Evet tabii ki. Onu asla ötelemem ya da bırakmam gibi bir durumum söz konusu olamaz. Eylül ayında bir maksi single ile tekrardan sevenlerimle buluşmaya hazırlanıyorum.
Mutlu olacağınız işi yapın
Yeditepe Üniversite GSF öğretim görevlisi olarak öğrencilerinize nasıl bir yol izlemelerini öneriyorsunuz?
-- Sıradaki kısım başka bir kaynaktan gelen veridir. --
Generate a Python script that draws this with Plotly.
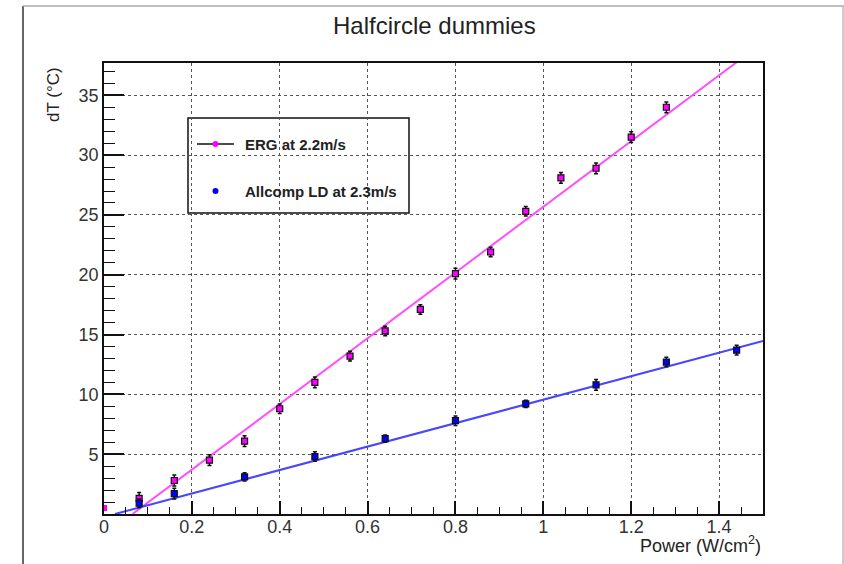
import plotly.graph_objects as go

# ---- data ----
erg_power = [0.0, 0.08, 0.16, 0.24, 0.32, 0.40, 0.48, 0.56, 0.64, 0.72, 0.80, 0.88, 0.96, 1.04, 1.12, 1.20, 1.28]
erg_dT    = [0.5, 1.3, 2.8, 4.5, 6.1, 8.8, 11.0, 13.2, 15.3, 17.1, 20.1, 21.9, 25.3, 28.1, 28.9, 31.5, 34.0]
erg_err   = [0.0, 0.5, 0.45, 0.45, 0.45, 0.4, 0.45, 0.4, 0.4, 0.4, 0.45, 0.4, 0.4, 0.45, 0.45, 0.45, 0.45]

ld_power = [0.08, 0.16, 0.32, 0.48, 0.64, 0.80, 0.96, 1.12, 1.28, 1.44]
ld_dT    = [0.9, 1.7, 3.1, 4.8, 6.3, 7.8, 9.2, 10.8, 12.7, 13.7]
ld_err   = [0.35, 0.45, 0.35, 0.4, 0.3, 0.4, 0.3, 0.45, 0.4, 0.4]

# linear fits (slope, intercept) and drawn x-ranges
erg_fit = (27.46, -1.78)
erg_fit_x = [0.065, 1.44]
ld_fit = (9.8, -0.245)
ld_fit_x = [0.025, 1.5]

x_ticks = [0, 0.2, 0.4, 0.6, 0.8, 1.0, 1.2, 1.4]
x_tick_labels = ["0", "0.2", "0.4", "0.6", "0.8", "1", "1.2", "1.4"]
y_ticks = [5, 10, 15, 20, 25, 30, 35]

MAGENTA = "#ff00ff"
BLUE = "#0000ff"
FONT = "Liberation Sans, Arial, sans-serif"

fig = go.Figure()

# fit lines
fig.add_trace(go.Scatter(x=erg_fit_x, y=[erg_fit[0] * x + erg_fit[1] for x in erg_fit_x],
                         mode="lines", line=dict(color="#ff4dff", width=2), showlegend=False,
                         hoverinfo="skip"))
fig.add_trace(go.Scatter(x=ld_fit_x, y=[ld_fit[0] * x + ld_fit[1] for x in ld_fit_x],
                         mode="lines", line=dict(color="#4646ff", width=2), showlegend=False,
                         hoverinfo="skip"))

# data points with error bars
erg_outline = [0 if e == 0 else 1.2 for e in erg_err]
fig.add_trace(go.Scatter(x=erg_power, y=erg_dT, mode="markers",
                         marker=dict(symbol="square", size=6, color=MAGENTA,
                                     line=dict(color="#111", width=erg_outline)),
                         error_y=dict(type="data", array=erg_err, visible=True,
                                      color="#111", thickness=1.5, width=2),
                         showlegend=False))
fig.add_trace(go.Scatter(x=ld_power, y=ld_dT, mode="markers",
                         marker=dict(symbol="square", size=6, color=BLUE,
                                     line=dict(color="#111", width=1.2)),
                         error_y=dict(type="data", array=ld_err, visible=True,
                                      color="#111", thickness=1.5, width=2),
                         showlegend=False))

W, H = 844, 564
L, R, T, B = 104, 763, 63, 514
pw, ph = R - L, B - T

def px(X):
    return (X - L) / pw

def py(Y):
    return (B - Y) / ph

shapes = []
# outer canvas border lines
shapes.append(dict(type="line", xref="paper", yref="paper", x0=px(23), x1=px(23), y0=py(6), y1=py(566),
                   line=dict(color="#666", width=2)))
shapes.append(dict(type="line", xref="paper", yref="paper", x0=px(23), x1=px(846), y0=py(6), y1=py(6),
                   line=dict(color="#aaa", width=1.5)))
shapes.append(dict(type="line", xref="paper", yref="paper", x0=px(843), x1=px(843), y0=py(6), y1=py(566),
                   line=dict(color="#bbb", width=1.5)))
# legend box
shapes.append(dict(type="rect", xref="paper", yref="paper", x0=px(188), x1=px(409), y0=py(213), y1=py(118),
                   line=dict(color="#111", width=1.5), fillcolor="white", layer="between"))
shapes.append(dict(type="line", xref="paper", yref="paper", x0=px(197), x1=px(234), y0=py(144), y1=py(144),
                   line=dict(color="#111", width=1.5), layer="between"))

annotations = [
    dict(text="Halfcircle dummies", xref="paper", yref="paper", x=px(434), y=py(25),
         showarrow=False, font=dict(family=FONT, size=24, color="#222"), xanchor="center", yanchor="middle"),
    dict(text="dT (°C)", xref="paper", yref="paper", x=px(54), y=py(95), textangle=-90,
         showarrow=False, font=dict(family=FONT, size=17, color="#222"), xanchor="center", yanchor="middle"),
    dict(text="Power (W/cm<sup>2</sup>)", xref="paper", yref="paper", x=1.0, y=py(544),
         showarrow=False, font=dict(family=FONT, size=18, color="#222"), xanchor="right", yanchor="middle"),
    dict(text="<b>ERG at 2.2m/s</b>", xref="paper", yref="paper", x=px(243), y=py(144),
         showarrow=False, font=dict(family=FONT, size=15, color="#222"), xanchor="left", yanchor="middle"),
    dict(text="<b>Allcomp LD at 2.3m/s</b>", xref="paper", yref="paper", x=px(243), y=py(191),
         showarrow=False, font=dict(family=FONT, size=15, color="#222"), xanchor="left", yanchor="middle"),
]

fig.update_layout(
    width=W, height=H,
    margin=dict(l=L, r=W - R, t=T, b=H - B, autoexpand=False),
    paper_bgcolor="white", plot_bgcolor="white",
    shapes=shapes, annotations=annotations,
    showlegend=False,
    xaxis=dict(range=[0, 1.5], tickvals=x_ticks, ticktext=x_tick_labels,
               ticks="inside", ticklen=13, tickwidth=1.5, tickcolor="#111",
               minor=dict(dtick=0.05, ticks="inside", ticklen=7, tickwidth=1.2, tickcolor="#111", showgrid=False),
               showgrid=True, gridcolor="#555", griddash="dot", gridwidth=1,
               showline=True, linecolor="#111", linewidth=1.5, mirror=True,
               zeroline=False, automargin=False, ticklabelstandoff=-4,
               tickfont=dict(family=FONT, size=18, color="#333")),
    yaxis=dict(range=[0, 37.7], tickvals=y_ticks,
               ticks="inside", ticklen=20, tickwidth=1.5, tickcolor="#111",
               minor=dict(dtick=1, ticks="inside", ticklen=11, tickwidth=1.2, tickcolor="#111", showgrid=False),
               showgrid=True, gridcolor="#555", griddash="dot", gridwidth=1,
               showline=True, linecolor="#111", linewidth=1.8, mirror=True,
               zeroline=False, automargin=False,
               tickfont=dict(family=FONT, size=18, color="#333")),
)

# legend markers
fig.add_trace(go.Scatter(x=[px(215.5), px(215.5)], y=[py(144), py(191)], xaxis="x2", yaxis="y2",
                         mode="markers", marker=dict(size=6, color=[MAGENTA, BLUE]),
                         showlegend=False, hoverinfo="skip"))
fig.update_layout(
    xaxis2=dict(overlaying="x", range=[0, 1], visible=False, anchor="y2"),
    yaxis2=dict(overlaying="y", range=[0, 1], visible=False, anchor="x2"),
)

fig.write_html("out.html", post_script="document.body.style.margin='0';",
               config={"displayModeBar": False})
Açıkçası her daim mutlu olacakları işi yapmalarını tavsiye ediyorum. Hayata hepimizin bir geliş amacı olduğunu düşüncesine olan inancımdan ötürü, her ne kadar ailelerin altın bilezik tamlamasıyla geçer akçe olduğuna inandıkları meslekleri çocuklarına dayatmaları gibi bir gerçek söz konusu olsa da, asıl olan şey değişimin çok hızlı ve durdurulmasın imkansız bir şekilde süregeliyor olması ve bu değişimin meslek türlerine ve tercihlere de yansıması. Bu sebeple elbette tecrübelerden faydalanmak esas olmakla beraber, yine de hayatı kendi el göz ve beyinleriyle deneyimlemeleri ve ait olmadıklarını hissettikleri yerde bulunmamaları gerektiğine inanıyorum ve bunu öğütlüyorum genelde.
10 senedir kitap yazıyor
Kitabınızın devamı gelecek mi?
25-35 yaş arasında 10 senedir yazmaya devam ettiğim ve yakında nihayeteneceğine inandığım bir kitabım daha var. Adı Yaşam kitabı ve hayata dair spritüel, kadim bilgilerle alakalı doyurucu bir kitap olacağına inanıyorum onun da. Nefes, Ses, Hareket ve Kutsal Dönüşüm sonrasında ikinci kitap olarak onun çıkmasını çok arzulamaktayım.